### Your goal:
The data below is to be returned in full and exactly.

### Data:
· · ·

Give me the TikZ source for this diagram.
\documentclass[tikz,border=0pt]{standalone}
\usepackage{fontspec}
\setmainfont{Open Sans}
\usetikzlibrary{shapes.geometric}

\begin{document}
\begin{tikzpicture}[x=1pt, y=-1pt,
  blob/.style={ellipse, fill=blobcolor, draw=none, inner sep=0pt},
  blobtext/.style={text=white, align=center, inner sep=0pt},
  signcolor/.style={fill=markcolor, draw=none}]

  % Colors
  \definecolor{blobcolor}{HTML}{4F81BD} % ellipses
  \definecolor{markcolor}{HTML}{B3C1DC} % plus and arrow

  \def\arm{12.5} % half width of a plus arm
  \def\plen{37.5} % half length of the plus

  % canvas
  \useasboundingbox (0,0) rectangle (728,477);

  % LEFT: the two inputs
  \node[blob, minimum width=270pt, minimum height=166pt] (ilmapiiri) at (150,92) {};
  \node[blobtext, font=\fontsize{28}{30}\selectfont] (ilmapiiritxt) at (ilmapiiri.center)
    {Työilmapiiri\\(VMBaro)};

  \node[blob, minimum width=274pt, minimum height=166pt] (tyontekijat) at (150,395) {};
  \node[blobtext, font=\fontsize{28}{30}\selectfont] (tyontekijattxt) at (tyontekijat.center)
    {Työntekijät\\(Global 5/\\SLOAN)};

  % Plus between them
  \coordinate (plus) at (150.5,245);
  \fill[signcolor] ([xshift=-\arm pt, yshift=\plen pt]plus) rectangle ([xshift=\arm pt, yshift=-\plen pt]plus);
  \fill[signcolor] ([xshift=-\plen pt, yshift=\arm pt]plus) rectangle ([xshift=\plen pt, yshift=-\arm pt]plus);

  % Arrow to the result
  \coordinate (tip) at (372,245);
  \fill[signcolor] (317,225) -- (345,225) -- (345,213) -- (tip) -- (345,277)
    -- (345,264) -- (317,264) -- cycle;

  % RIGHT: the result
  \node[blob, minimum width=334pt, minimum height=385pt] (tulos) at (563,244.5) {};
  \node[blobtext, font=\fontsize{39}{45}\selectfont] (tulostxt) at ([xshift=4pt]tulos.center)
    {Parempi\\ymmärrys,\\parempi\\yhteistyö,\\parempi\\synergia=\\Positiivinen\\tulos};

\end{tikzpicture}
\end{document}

· · ·

### Final result:
Give me the TikZ source for this diagram.
\documentclass[tikz,border=0pt]{standalone}
\usepackage{fontspec}
\setmainfont{Open Sans}
\usetikzlibrary{shapes.geometric}

\begin{document}
\begin{tikzpicture}[x=1pt, y=-1pt,
  blob/.style={ellipse, fill=blobcolor, draw=none, inner sep=0pt},
  blobtext/.style={text=white, align=center, inner sep=0pt},
  signcolor/.style={fill=markcolor, draw=none}]

  % Colors
  \definecolor{blobcolor}{HTML}{4F81BD} % ellipses
  \definecolor{markcolor}{HTML}{B3C1DC} % plus and arrow

  \def\arm{12.5} % half width of a plus arm
  \def\plen{37.5} % half length of the plus

  % canvas
  \useasboundingbox (0,0) rectangle (728,477);

  % LEFT: the two inputs
  \node[blob, minimum width=270pt, minimum height=166pt] (ilmapiiri) at (150,92) {};
  \node[blobtext, font=\fontsize{28}{30}\selectfont] (ilmapiiritxt) at (ilmapiiri.center)
    {Työilmapiiri\\(VMBaro)};

  \node[blob, minimum width=274pt, minimum height=166pt] (tyontekijat) at (150,395) {};
  \node[blobtext, font=\fontsize{28}{30}\selectfont] (tyontekijattxt) at (tyontekijat.center)
    {Työntekijät\\(Global 5/\\SLOAN)};

  % Plus between them
  \coordinate (plus) at (150.5,245);
  \fill[signcolor] ([xshift=-\arm pt, yshift=\plen pt]plus) rectangle ([xshift=\arm pt, yshift=-\plen pt]plus);
  \fill[signcolor] ([xshift=-\plen pt, yshift=\arm pt]plus) rectangle ([xshift=\plen pt, yshift=-\arm pt]plus);

  % Arrow to the result
  \coordinate (tip) at (372,245);
  \fill[signcolor] (317,225) -- (345,225) -- (345,213) -- (tip) -- (345,277)
    -- (345,264) -- (317,264) -- cycle;

  % RIGHT: the result
  \node[blob, minimum width=334pt, minimum height=385pt] (tulos) at (563,244.5) {};
  \node[blobtext, font=\fontsize{39}{45}\selectfont] (tulostxt) at ([xshift=4pt]tulos.center)
    {Parempi\\ymmärrys,\\parempi\\yhteistyö,\\parempi\\synergia=\\Positiivinen\\tulos};

\end{tikzpicture}
\end{document}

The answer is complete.